Silver and the Cross-Asset Validation
Silver at $56.22/oz is confirming the gold thesis, but with a different risk profile. The XAG perpetual swap at $56.02 is trading at a slight discount to spot, indicating that speculative positioning in silver is less extended than in gold. The gold/silver ratio at 71.4 is elevated but not extreme, and the industrial metals complex—WTI at $81.77 and Brent at $88.09—is providing a tailwind for silver’s dual nature as both a monetary and industrial asset. If gold gaps higher on Monday, silver is likely to outperform, with the $58 level as the immediate upside target.
The natural gas rally to $2.92 adds a macro dimension: rising energy costs are stoking inflation expectations in the European and Asian forward curves, which in turn supports the gold bid as a real-asset hedge. The correlation between gold and the energy complex has strengthened over the past three sessions, and a sustained move in crude above $85 could provide the catalyst for gold to break its weekend range.
Scenarios and Key Levels for Monday Open
The weekend OTC market has established a clear set of pivot points. On the upside, a Monday open above $4025 would confirm the bullish gamma unwind scenario, with resistance at $4040 and a potential run to $4060 if the momentum is sustained. On the downside, a break of $3995 would test the institutional bid at $3980, with a gap fill to $3965 possible if the put hedging flow intensifies.
The most probable scenario, based on the current OTC premium structure and the Asian demand overhang, is a gap open in the $4015-$4025 range, followed by a quick test of $4030 before a pullback into the $4005-$4015 consolidation zone. However, the risk of a larger gap cannot be dismissed.

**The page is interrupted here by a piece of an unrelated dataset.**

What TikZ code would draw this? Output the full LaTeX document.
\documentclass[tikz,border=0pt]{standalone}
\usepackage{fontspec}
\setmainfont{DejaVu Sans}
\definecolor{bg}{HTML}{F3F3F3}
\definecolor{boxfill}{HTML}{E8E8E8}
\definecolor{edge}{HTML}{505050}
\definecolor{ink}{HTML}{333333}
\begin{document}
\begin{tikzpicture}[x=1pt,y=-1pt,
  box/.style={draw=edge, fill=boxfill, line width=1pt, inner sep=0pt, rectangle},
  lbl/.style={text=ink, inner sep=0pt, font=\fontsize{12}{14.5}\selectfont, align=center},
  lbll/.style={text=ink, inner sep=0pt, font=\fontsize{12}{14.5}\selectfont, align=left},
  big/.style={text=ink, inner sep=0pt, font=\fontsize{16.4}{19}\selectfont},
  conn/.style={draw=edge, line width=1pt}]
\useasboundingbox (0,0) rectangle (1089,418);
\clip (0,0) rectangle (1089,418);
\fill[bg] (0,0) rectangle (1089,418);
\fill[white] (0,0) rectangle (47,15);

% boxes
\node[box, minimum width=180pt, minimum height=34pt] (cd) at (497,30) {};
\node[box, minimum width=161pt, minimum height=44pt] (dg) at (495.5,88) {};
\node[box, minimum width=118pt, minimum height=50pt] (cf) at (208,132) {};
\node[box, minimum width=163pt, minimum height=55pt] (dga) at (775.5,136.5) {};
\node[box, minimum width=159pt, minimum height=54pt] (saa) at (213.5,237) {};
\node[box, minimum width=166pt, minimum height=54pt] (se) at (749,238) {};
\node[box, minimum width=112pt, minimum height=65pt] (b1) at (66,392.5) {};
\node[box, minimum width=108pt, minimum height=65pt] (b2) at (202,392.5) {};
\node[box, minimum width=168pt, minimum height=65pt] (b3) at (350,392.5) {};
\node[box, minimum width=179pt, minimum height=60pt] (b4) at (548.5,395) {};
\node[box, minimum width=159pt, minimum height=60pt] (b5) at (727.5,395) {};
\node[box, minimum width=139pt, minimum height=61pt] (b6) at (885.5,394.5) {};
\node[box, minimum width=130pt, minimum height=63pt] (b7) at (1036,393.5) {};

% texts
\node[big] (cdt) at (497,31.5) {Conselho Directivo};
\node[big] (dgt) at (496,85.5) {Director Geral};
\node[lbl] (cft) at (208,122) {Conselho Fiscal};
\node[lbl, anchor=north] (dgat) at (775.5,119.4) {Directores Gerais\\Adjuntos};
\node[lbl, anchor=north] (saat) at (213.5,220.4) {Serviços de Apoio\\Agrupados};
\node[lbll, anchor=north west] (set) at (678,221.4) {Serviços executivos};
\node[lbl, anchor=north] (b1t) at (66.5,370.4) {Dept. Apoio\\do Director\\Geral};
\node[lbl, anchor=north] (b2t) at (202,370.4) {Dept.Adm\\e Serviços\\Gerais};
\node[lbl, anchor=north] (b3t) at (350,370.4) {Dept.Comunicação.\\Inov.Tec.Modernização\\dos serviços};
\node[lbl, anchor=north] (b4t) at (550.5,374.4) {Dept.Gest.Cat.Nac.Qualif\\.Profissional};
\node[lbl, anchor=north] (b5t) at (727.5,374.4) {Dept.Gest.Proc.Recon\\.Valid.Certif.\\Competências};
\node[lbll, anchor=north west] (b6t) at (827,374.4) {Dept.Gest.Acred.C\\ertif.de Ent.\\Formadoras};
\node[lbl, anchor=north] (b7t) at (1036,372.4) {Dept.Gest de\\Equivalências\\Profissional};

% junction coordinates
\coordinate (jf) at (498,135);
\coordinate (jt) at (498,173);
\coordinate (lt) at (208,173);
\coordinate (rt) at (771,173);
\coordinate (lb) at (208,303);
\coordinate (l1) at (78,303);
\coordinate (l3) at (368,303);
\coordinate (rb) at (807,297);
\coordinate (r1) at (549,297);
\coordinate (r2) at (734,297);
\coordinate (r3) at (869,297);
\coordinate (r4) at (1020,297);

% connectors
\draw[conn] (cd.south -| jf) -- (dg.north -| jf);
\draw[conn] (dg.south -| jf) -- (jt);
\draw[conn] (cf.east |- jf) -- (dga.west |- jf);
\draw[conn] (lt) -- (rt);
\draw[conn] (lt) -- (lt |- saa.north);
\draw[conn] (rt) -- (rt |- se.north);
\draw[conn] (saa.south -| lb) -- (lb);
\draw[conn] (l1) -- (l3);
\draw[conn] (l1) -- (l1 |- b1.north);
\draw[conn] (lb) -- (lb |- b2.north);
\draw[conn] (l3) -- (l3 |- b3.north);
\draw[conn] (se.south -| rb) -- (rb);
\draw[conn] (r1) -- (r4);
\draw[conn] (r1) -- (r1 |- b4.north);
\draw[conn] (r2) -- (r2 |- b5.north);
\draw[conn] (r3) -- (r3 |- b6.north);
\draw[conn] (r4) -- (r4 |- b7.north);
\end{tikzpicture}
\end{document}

The dark market is pricing a 35% probability of a $30+ move in either direction, which is unusually high for a weekend period.
Desk View:
- Weekend OTC liquidity is dangerously thin, with bid-offer spreads widening to $1.20-$1.80, signaling a high probability of a gap open on Monday.
- Institutional hedge flows are concentrated in $4000-strike put gamma, creating a synthetic short that could unwind violently if gold opens above $4025.

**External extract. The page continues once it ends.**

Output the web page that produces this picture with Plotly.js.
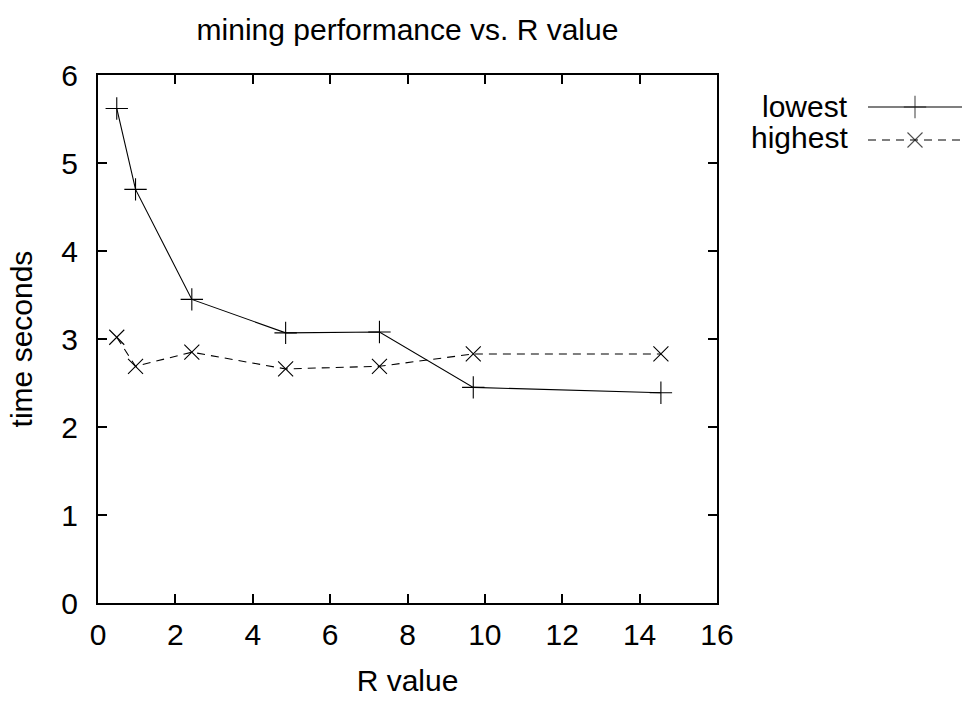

- The Asia handoff and Shanghai premium suggest a structural bid under the market, but the paper hedging dynamic favors a squeeze higher rather than a breakdown.
- Silver at $56.22 and the energy rally provide cross-asset support, but the primary risk is the asymmetric gamma trap in the gold OTC option market.
Risk Disclaimer: This analysis is for informational purposes only and does not constitute investment advice. Gold and OTC markets carry significant liquidity and gap risk, particularly over weekend periods. The views expressed are based on current market conditions and may change without notice. Past performance is not indicative of future results.